Wednesday, March 9, 2011

Kevin's Moment - 2nd installment of the Kickstarter Campaign Collaboration Reward

When Kevin George sent me this paragraph for his lyrical contribution to our collaboration, I admit I was stumped:

'I'll see you later,' she says.
'hopefully,' he says, awkwardly laughing.
'you will,' she quickly and seriously replies as if she knew it was coming.
'you better,' he says.

she never once looks back at him, keeping her back to him the whole time.
she seems to be holding her emotions back the entire time. Or so he tells
she looks through her phone then drives away.
he watches until she is gone from view. gone for good.

In his email Kevin wrote, "It is really just a basic description of a moment. Feel free to use them as just a general outline if you want." There really wasn't much to go on as far as a narrative or rhythm was concerned, so I decided to focus the piece on the impact of the interaction, rather than its context or content.

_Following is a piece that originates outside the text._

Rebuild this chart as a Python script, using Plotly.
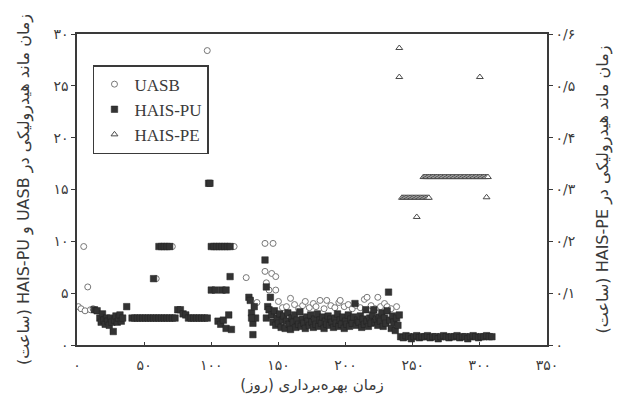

I took the dialogue of the female and assigned it to a thin woodwinds section of two flutes and one oboe. I took the dialogue of the male and assigned it to a heavy-handed brass sections of six french horns and four English horns. I wrote call-and-response melodies for the two sections, matching the notes to the number of syllables and following the perceived pitch inflections of the characters. I set the tempo so that the whole exchange would last 22 seconds because that's about how long I think this kind of interaction would take. Then I wrote an accompaniment for four double basses, eight cellos, four violas, and eight violins that ends on a very unresolved and abbreviated diminished chord.

Since there is no way I can afford to bring musicians into a studio for these pieces, I synthesized and mixed the short piece in my bedroom. The final, crucial step was to stretch the resulting mix out to 13.6363636363... times its original length (the infinite decimal meant to suggest endlessness without making the user actually listen to this song forever). This stretching of the piece is meant to simulate the perpetual reflecting of the narrator, the picking of a scab, elongating all of the once-tiny dissonant nuances of the weaving lead voices.